The 10-member group unifies the country's conservative Episcopalian
dioceses that are concerned the actions of the church endangers its
relationship with the international Anglican community, said Peter Frank,
local diocesan spokesman.

The Anglican Communion, with 77 million members worldwide, lacks any formal structure. Some dioceses have severed relationships with American and Canadian dioceses that ordain openly gay priests and bishops and bless the unions of same-sex couples.

"Unlike (some) other Christian denominations, such as the Roman Catholic Church, there isn't an enforceable set of rules," said David Roozen, professor of Religion and Society at the Hartford (Conn.) Institute for Religion Research.

The agenda of the meeting is based on whether to endorse the
recommendations made in October by the Anglican Communion's top leadership in a document called the Windsor Report.

The report called for the two moratoriums and the apology, saying the
actions of the U.S. church were ahead of the "mind" of the Anglican
community, Roozen said.

Exactly what the wording of the Windsor Report means is a source of debate between liberal and conservative bishops.
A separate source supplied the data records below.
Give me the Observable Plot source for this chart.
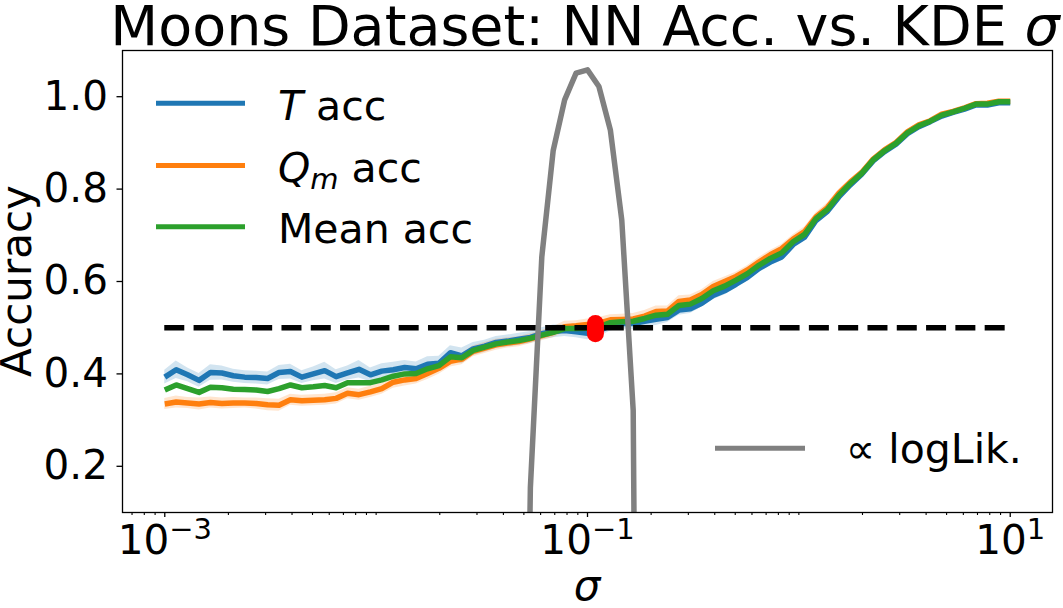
<!DOCTYPE html>
<html><head><meta charset="utf-8">
<script src="https://cdn.jsdelivr.net/npm/d3@7"></script>
<script src="https://cdn.jsdelivr.net/npm/@observablehq/plot@0.6"></script>
<style>
body{margin:0;background:#fff;}
#chart svg{display:block;}
</style></head><body><div id="chart"></div>
<script>
// σ grid, as np.logspace(-3, 1, 75)
const sigma = Array.from({length: 75}, (_, i) => Math.pow(10, -3 + 4 * i / 74));

const tAcc = [0.393,0.409,0.398,0.386,0.403,0.402,0.396,0.393,0.392,0.390,
  0.403,0.405,0.393,0.400,0.407,0.394,0.402,0.410,0.398,0.406,
  0.409,0.414,0.411,0.421,0.423,0.446,0.439,0.454,0.460,0.468,
  0.471,0.475,0.479,0.487,0.492,0.494,0.491,0.488,0.493,0.505,
  0.509,0.509,0.514,0.518,0.522,0.538,0.541,0.553,0.570,0.580,
  0.594,0.609,0.628,0.642,0.653,0.680,0.696,0.732,0.752,0.783,
  0.809,0.832,0.861,0.881,0.897,0.920,0.935,0.946,0.958,0.966,
  0.973,0.982,0.982,0.987,0.987];
const qAcc = [0.335,0.339,0.337,0.335,0.338,0.336,0.337,0.337,0.336,0.333,
  0.332,0.344,0.342,0.343,0.344,0.347,0.358,0.355,0.361,0.368,
  0.382,0.387,0.390,0.401,0.412,0.427,0.432,0.449,0.456,0.463,
  0.467,0.470,0.476,0.483,0.490,0.502,0.504,0.507,0.510,0.517,
  0.518,0.519,0.525,0.535,0.536,0.557,0.560,0.572,0.589,0.600,
  0.611,0.625,0.642,0.658,0.671,0.692,0.708,0.740,0.760,0.791,
  0.815,0.836,0.865,0.885,0.901,0.924,0.939,0.948,0.962,0.968,
  0.976,0.985,0.986,0.990,0.990];
const meanAcc = [0.365,0.376,0.368,0.360,0.371,0.370,0.367,0.366,0.365,0.362,
  0.368,0.376,0.370,0.372,0.375,0.370,0.381,0.381,0.381,0.387,
  0.395,0.400,0.401,0.411,0.418,0.437,0.435,0.451,0.458,0.465,
  0.469,0.472,0.477,0.484,0.490,0.498,0.498,0.499,0.502,0.511,
  0.513,0.514,0.520,0.527,0.529,0.548,0.551,0.563,0.580,0.590,
  0.603,0.617,0.635,0.650,0.662,0.686,0.702,0.736,0.756,0.787,
  0.812,0.834,0.863,0.883,0.899,0.922,0.937,0.947,0.960,0.967,
  0.975,0.984,0.984,0.989,0.989];
const tStd = [0.015,0.019,0.015,0.015,0.017,0.015,0.014,0.014,0.014,0.014,
  0.015,0.016,0.014,0.015,0.018,0.015,0.015,0.019,0.015,0.016,
  0.016,0.015,0.015,0.016,0.015,0.015,0.017,0.014,0.013,0.013,
  0.013,0.013,0.013,0.013,0.014,0.013,0.013,0.014,0.013,0.012,
  0.012,0.013,0.012,0.013,0.011,0.011,0.010,0.009,0.009,0.009,
  0.008,0.008,0.008,0.008,0.008,0.007,0.007,0.007,0.007,0.006,
  0.005,0.005,0.005,0.005,0.005,0.004,0.004,0.004,0.004,0.004,
  0.003,0.003,0.003,0.003,0.003];
const qStd = [0.012,0.013,0.012,0.013,0.012,0.012,0.012,0.011,0.012,0.013,
  0.013,0.012,0.012,0.012,0.012,0.012,0.012,0.012,0.012,0.012,
  0.013,0.013,0.012,0.013,0.013,0.012,0.012,0.012,0.012,0.012,
  0.011,0.011,0.011,0.011,0.012,0.012,0.011,0.012,0.012,0.011,
  0.011,0.012,0.012,0.012,0.011,0.012,0.011,0.010,0.011,0.010,
  0.009,0.009,0.010,0.009,0.009,0.009,0.010,0.009,0.010,0.008,
  0.007,0.006,0.005,0.005,0.005,0.005,0.004,0.004,0.004,0.004,
  0.003,0.003,0.003,0.003,0.003];

// scaled log-likelihood, defined on sigma[31..42]
const logLikStart = 31;
const logLik = [-1.5,0.154,0.653,0.884,0.993,1.051,1.058,1.022,0.928,0.733,0.321,-3.0];

const bestSigma = 0.109;
const bestAcc = [0.487, 0.509];
const chanceLevel = 0.5;

const yTicks = [0.2, 0.4, 0.6, 0.8, 1.0];
const xMajorTicks = [1e-3, 1e-1, 1e1];
const xMinorTicks = [];
for (let d = -4; d <= 1; d++) for (let k = 1; k <= 9; k++) {
  const v = k * Math.pow(10, d);
  if (k === 1 && d % 2 !== 0) continue;
  if (v > Math.pow(10, -3.2) && v < Math.pow(10, 1.2)) xMinorTicks.push(v);
}
const seriesLabels = ["T acc", "Q_m acc", "Mean acc"];
const colors = ["#1f77b4", "#ff7f0e", "#2ca02c"];
const logLikColor = "#808080";

const lw = 5.5;
const tLo = tAcc.map((v, i) => v - tStd[i]), tHi = tAcc.map((v, i) => v + tStd[i]);
const qLo = qAcc.map((v, i) => v - qStd[i]), qHi = qAcc.map((v, i) => v + qStd[i]);
const llSigma = sigma.slice(logLikStart, logLikStart + logLik.length);

const chart = Plot.plot({
  width: 1063, height: 608,
  marginLeft: 122, marginRight: 11, marginTop: 50, marginBottom: 96,
  x: {type: "log", domain: [Math.pow(10, -3.2), Math.pow(10, 1.2)]},
  y: {domain: [0.1, 1.1]},
  style: {fontFamily: "'DejaVu Sans', sans-serif", background: "#fff", color: "#000", overflow: "visible"},
  marks: [
    Plot.areaY(sigma, {x: sigma, y1: tLo, y2: tHi, fill: colors[0], fillOpacity: 0.2}),
    Plot.areaY(sigma, {x: sigma, y1: qLo, y2: qHi, fill: colors[1], fillOpacity: 0.2}),
    Plot.lineY(sigma, {x: sigma, y: tAcc, stroke: colors[0], strokeWidth: lw, strokeLinecap: "butt"}),
    Plot.lineY(sigma, {x: sigma, y: qAcc, stroke: colors[1], strokeWidth: lw, strokeLinecap: "butt"}),
    Plot.lineY(sigma, {x: sigma, y: meanAcc, stroke: colors[2], strokeWidth: lw, strokeLinecap: "butt"}),
    Plot.ruleY([chanceLevel], {x1: sigma[0], x2: sigma[sigma.length - 1], stroke: "#000", strokeWidth: lw, strokeDasharray: "20,9.3", strokeLinecap: "butt"}),
    Plot.lineY(logLik, {x: llSigma, y: logLik, stroke: logLikColor, strokeWidth: lw, clip: true}),
    Plot.lineY(bestAcc, {x: [bestSigma, bestSigma], y: bestAcc, stroke: "red", strokeWidth: 17, strokeLinecap: "round"}),
    Plot.frame({stroke: "#000", strokeWidth: 1.3}),
    Plot.axisY(yTicks, {tickSize: 5.5, tickPadding: 9, tickFormat: d3.format(".1f"), fontSize: 40.5, label: null, strokeWidth: 1.3}),
    Plot.axisX(xMinorTicks, {tickSize: 3, tickFormat: () => "", label: null, strokeWidth: 1.1}),
    Plot.axisX(xMajorTicks, {tickSize: 5, tickPadding: 7.5, tickFormat: d => "10^" + Math.round(Math.log10(d)), fontSize: 40.5, label: null, strokeWidth: 1.3})
  ]
});
document.getElementById("chart").appendChild(chart);

const svg = d3.select(chart);
// superscript exponents on x tick labels
svg.selectAll('g[aria-label="x-axis tick label"] text').each(function () {
  const t = d3.select(this);
  const s = t.text();
  if (!s.includes("^")) return;
  const [base, exp] = s.split("^");
  t.text(null);
  t.append("tspan").text(base);
  t.append("tspan").attr("font-size", 29).attr("dy", -15).text(exp.replace("-", "\u2212"));
});

const font = "'DejaVu Sans', sans-serif";
// title
const title = svg.append("text").attr("x", 585).attr("y", 45).attr("text-anchor", "middle")
  .attr("font-family", font).attr("font-size", 55.5).attr("fill", "#000");
title.append("tspan").text("Moons Dataset: NN Acc. vs. KDE ");
title.append("tspan").attr("font-style", "italic").text("σ");
// axis labels
svg.append("text").attr("transform", "translate(30.5,281) rotate(-90)").attr("text-anchor", "middle")
  .attr("font-family", font).attr("font-size", 42).attr("fill", "#000").text("Accuracy");
svg.append("text").attr("x", 587).attr("y", 600).attr("text-anchor", "middle")
  .attr("font-family", font).attr("font-size", 42).attr("font-style", "italic").attr("fill", "#000").text("σ");

// legend (upper left)
const legRows = [103.3, 165.5, 226.7];
legRows.forEach((y, i) => {
  svg.append("line").attr("x1", 156).attr("x2", 245).attr("y1", y).attr("y2", y)
    .attr("stroke", colors[i]).attr("stroke-width", 5);
  const t = svg.append("text").attr("x", 278).attr("y", y + 16.6).attr("text-anchor", "start")
    .attr("font-family", font).attr("font-size", 41).attr("fill", "#000");
  if (i === 0) {
    t.append("tspan").attr("font-style", "italic").text("T");
    t.append("tspan").text(" acc");
  } else if (i === 1) {
    t.append("tspan").attr("font-style", "italic").text("Q");
    t.append("tspan").attr("font-style", "italic").attr("font-size", 29).attr("dy", 7).text("m");
    t.append("tspan").attr("dy", -7).text(" acc");
  } else {
    t.text(seriesLabels[2]);
  }
});
// legend (lower right)
svg.append("line").attr("x1", 715).attr("x2", 805).attr("y1", 448.3).attr("y2", 448.3)
  .attr("stroke", logLikColor).attr("stroke-width", 5);
svg.append("text").attr("x", 846).attr("y", 463.3).attr("text-anchor", "start").attr("font-family", font).attr("font-size", 41)
  .attr("fill", "#000").text("\u221D logLik.");
</script></body></html>
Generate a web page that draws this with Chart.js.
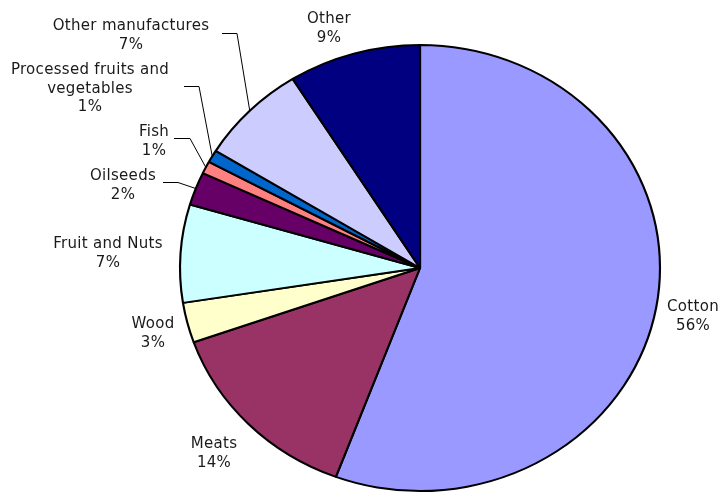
<!DOCTYPE html>
<html>
<head>
<meta charset="utf-8">
<script src="https://cdn.jsdelivr.net/npm/chart.js@4"></script>
<style>
  html, body { margin: 0; padding: 0; background: #fff; }
  canvas { display: block; }
</style>
</head>
<body>
<canvas id="pie" width="720" height="493"></canvas>
<script>
// slice names, clockwise from 12 o'clock
const categories = [
    "Cotton",
    "Meats",
    "Wood",
    "Fruit and Nuts",
    "Oilseeds",
    "Fish",
    ["Processed fruits and", "vegetables"],
    "Other manufactures",
    "Other",
];

// share of exports (%)
const shares = [55.7, 13.9, 2.9, 7.1, 2.4, 0.9, 0.9, 7.3, 8.9];

const sliceColors = [
    "#9999FF",
    "#993366",
    "#FFFFCC",
    "#CCFFFF",
    "#660066",
    "#FF8080",
    "#0066CC",
    "#CCCCFF",
    "#000080",
];

// the excel pie is a bit wider than tall
const stretchX = 240 / 223;

// where each label block sits (centre x, baseline of first line)
const labelSpots = [
    [693, 311],
    [214, 448],
    [153, 328],
    [108, 248],
    [123, 180],
    [154, 136],
    [90, 74],
    [131, 30],
    [329, 23],
];

// leader lines: start point and elbow, the end is the middle of the slice edge
const leaders = {
    4: [[163, 182], [178, 182]],
    5: [[174, 138], [190, 138]],
    6: [[184, 86], [199, 86]],
    7: [[222, 33], [237, 33]],
};

const stretchPlugin = {
    id: "stretch",
    beforeDatasetsDraw(chart) {
        const arc = chart.getDatasetMeta(0).data[0];
        const ctx = chart.ctx;
        ctx.save();
        ctx.translate(arc.x, 0);
        ctx.scale(stretchX, 1);
        ctx.translate(-arc.x, 0);
    },
    afterDatasetsDraw(chart) {
        chart.ctx.restore();
    },
};

const labelPlugin = {
    id: "sliceLabels",
    afterDraw(chart) {
        const ctx = chart.ctx;
        const meta = chart.getDatasetMeta(0);
        const total = shares.reduce((a, b) => a + b, 0);
        ctx.save();
        ctx.font = "15px 'DejaVu Sans'";
        ctx.letterSpacing = "0.3px";
        ctx.fillStyle = "#1a1a1a";
        ctx.textAlign = "center";
        ctx.textBaseline = "alphabetic";
        ctx.strokeStyle = "#000";
        ctx.lineWidth = 1;

        meta.data.forEach((arc, i) => {
            const name = categories[i];
            const lines = Array.isArray(name) ? name.slice() : [name];
            lines.push(Math.round((shares[i] / total) * 100) + "%");
            const [x, y] = labelSpots[i];
            lines.forEach((line, j) => {
                ctx.fillText(line, x, y + j * 18.5);
            });

            if (leaders[i]) {
                const mid = (arc.startAngle + arc.endAngle) / 2;
                const ex = arc.x + Math.cos(mid) * arc.outerRadius * stretchX;
                const ey = arc.y + Math.sin(mid) * arc.outerRadius;
                const [p0, p1] = leaders[i];
                ctx.beginPath();
                ctx.moveTo(p0[0], p0[1] + 0.5);
                ctx.lineTo(p1[0], p1[1] + 0.5);
                ctx.lineTo(ex, ey);
                ctx.stroke();
            }
        });
        ctx.restore();
    },
};

new Chart(document.getElementById("pie").getContext("2d"), {
    type: "pie",
    data: {
        labels: categories,
        datasets: [
            {
                data: shares,
                backgroundColor: sliceColors,
                borderColor: "#000",
                borderWidth: 2,
            },
        ],
    },
    options: {
        responsive: false,
        animation: false,
        layout: {
            padding: { top: 44, bottom: 1, left: 196, right: 76 },
        },
        plugins: {
            legend: { display: false },
            tooltip: { enabled: false },
        },
    },
    plugins: [stretchPlugin, labelPlugin],
});
</script>
</body>
</html>
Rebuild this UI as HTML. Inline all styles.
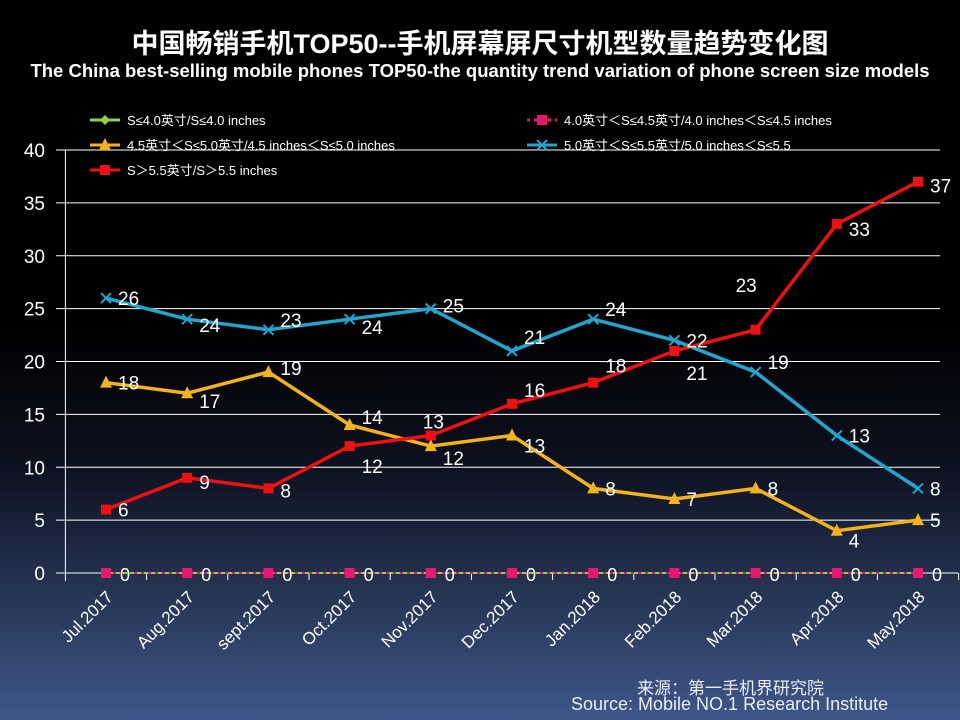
<!DOCTYPE html>
<html><head><meta charset="utf-8"><style>
html,body{margin:0;padding:0}
body{width:960px;height:720px;overflow:hidden;background:linear-gradient(to bottom,#000 0%,#000 45%,#0d1220 65%,#2a3a5c 85%,#3f5688 100%);font-family:"Liberation Sans","Noto Sans CJK SC",sans-serif;color:#fff;position:relative}
.t1{position:absolute;top:22px;left:0;width:960px;text-align:center;font-size:27px;font-weight:bold}
.t2{position:absolute;top:60px;left:0;width:960px;text-align:center;font-size:18.5px;font-weight:bold}
.src{position:absolute;font-size:17px;color:#e8eef8}
</style></head><body>
<div class="t1">中国畅销手机TOP50--手机屏幕屏尺寸机型数量趋势变化图</div>
<div class="t2">The China best-selling mobile phones TOP50-the quantity trend variation of phone screen size models</div>
<svg id="chart" width="960" height="720" style="position:absolute;left:0;top:0"></svg>
<div class="src" style="left:637px;top:674px">来源：第一手机界研究院</div>
<div class="src" style="left:571px;top:694px;font-size:18px">Source: Mobile NO.1 Research Institute</div>
<script>
const categories=["Jul.2017","Aug.2017","sept.2017","Oct.2017","Nov.2017","Dec.2017","Jan.2018","Feb.2018","Mar.2018","Apr.2018","May.2018"];
const s1=[0,0,0,0,0,0,0,0,0,0,0];
const s2=[0,0,0,0,0,0,0,0,0,0,0];
const s3=[18,17,19,14,12,13,8,7,8,4,5];
const s4=[26,24,23,24,25,21,24,22,19,13,8];
const s5=[6,9,8,12,13,16,18,21,23,33,37];
const yTicks=[0,5,10,15,20,25,30,35,40];
const legendNames=["S≤4.0英寸/S≤4.0 inches","4.0英寸＜S≤4.5英寸/4.0 inches＜S≤4.5 inches","4.5英寸＜S≤5.0英寸/4.5 inches＜S≤5.0 inches","5.0英寸＜S≤5.5英寸/5.0 inches＜S≤5.5","S＞5.5英寸/S＞5.5 inches"];
const svg=document.getElementById('chart');const NS="http://www.w3.org/2000/svg";
const x0=65.4,bw=81.2,yb=573,yt=150,ymax=40;
const X=i=>x0+bw*(i+0.5);const Y=v=>yb-(v/ymax)*(yb-yt);
function mk(t,a,p){const e=document.createElementNS(NS,t);for(const k in a)e.setAttribute(k,a[k]);(p||svg).appendChild(e);return e;}
const F='"Liberation Sans","Noto Sans CJK SC",sans-serif';
yTicks.forEach(v=>{const g=mk('line',{x1:56,x2:v===0?958:940,y1:Y(v),y2:Y(v),stroke:'#fff','stroke-width':1});

const t=mk('text',{x:45,y:Y(v)+7,'text-anchor':'end','font-size':19,fill:'#fff','font-family':F});t.textContent=v;
});
const ax=mk('line',{x1:x0,x2:x0,y1:yt,y2:yb+8,stroke:'#fff'});
categories.forEach((c,i)=>{const tk=mk('line',{x1:x0+bw*(i+1),x2:x0+bw*(i+1),y1:yb,y2:yb+7,stroke:'#fff'});

const t=mk('text',{x:X(i)+8,y:598,'text-anchor':'end','font-size':17,fill:'#fff','font-family':F,transform:`rotate(-45 ${X(i)+8} 598)`});t.textContent=c;
});
const series=[{d:s1,c:'#92d050',m:'dia'},{d:s2,c:'#e8186e',m:'sq',dash:'3,4'},{d:s3,c:'#f5b31b',m:'tri'},{d:s4,c:'#22a6d0',m:'x'},{d:s5,c:'#ee1111',m:'sq'}];
function marker(m,x,y,c){let e;
if(m==='sq')e=mk('rect',{x:x-5,y:y-5,width:10,height:10,fill:c});
else if(m==='tri')e=mk('polygon',{points:`${x},${y-7} ${x-6},${y+5} ${x+6},${y+5}`,fill:c});
else if(m==='dia')e=mk('polygon',{points:`${x},${y-5} ${x+5},${y} ${x},${y+5} ${x-5},${y}`,fill:c});
else{e=mk('path',{d:`M${x-5},${y-5}L${x+5},${y+5}M${x-5},${y+5}L${x+5},${y-5}`,stroke:c,'stroke-width':2});}
}
series.forEach((s,si)=>{const p=mk('polyline',{points:s.d.map((v,i)=>X(i)+','+Y(v)).join(' '),fill:'none',stroke:s.c,'stroke-width':si<2?2:3.5,'stroke-dasharray':s.dash||'none'});

s.d.forEach((v,i)=>marker(s.m,X(i),Y(v),s.c));});
// value label offsets (style only)
const lblDy4=[0,6,-10,8,-3,-14,-10,0,-10,0,0];
const lblDy3=[0,8,-4,-8,12,10,0,0,0,10,0];
const lblDy5=[0,4,2,20,-14,-14,-17,22,-45,5,4];
const lblDx5=[12,12,12,12,-8,12,12,12,-20,12,12];
function lab(arr,dy,dx){arr.forEach((v,i)=>{const t=mk('text',{x:X(i)+(dx?dx[i]:12),y:Y(v)+7+dy[i],'font-size':19,fill:'#fff','font-family':F});t.textContent=v;
});}
lab(s3,lblDy3);lab(s4,lblDy4);lab(s5,lblDy5,lblDx5);
s1.forEach((v,i)=>{const t=mk('text',{x:X(i)+14,y:Y(v)+8,'font-size':18,fill:'#fff','font-family':F});t.textContent=v;});
// legend
const lpos=[[90,120],[527,120],[90,145],[527,145],[90,170]];
legendNames.forEach((n,i)=>{const [lx,ly]=lpos[i];const s=series[i];
const l=mk('line',{x1:lx,x2:lx+30,y1:ly,y2:ly,stroke:s.c,'stroke-width':3,'stroke-dasharray':s.dash||'none'});

marker(s.m,lx+15,ly,s.c);
const t=mk('text',{x:lx+37,y:ly+5,'font-size':13,fill:'#fff','font-family':F});t.textContent=n;
});
</script>
</body></html>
In a letter to the members of the House of Bishops, Bishop John W. Howe, of the Central Florida Diocese, which is a member of Duncan's conservative network, called for a decisive and affirmative response to the report, including asking those who participated in the consecration of Robinson "to refrain from representing the Anglican Community in international and ecumenical gatherings."

Frank said Duncan is expected to make a speech at the meeting on behalf of the network.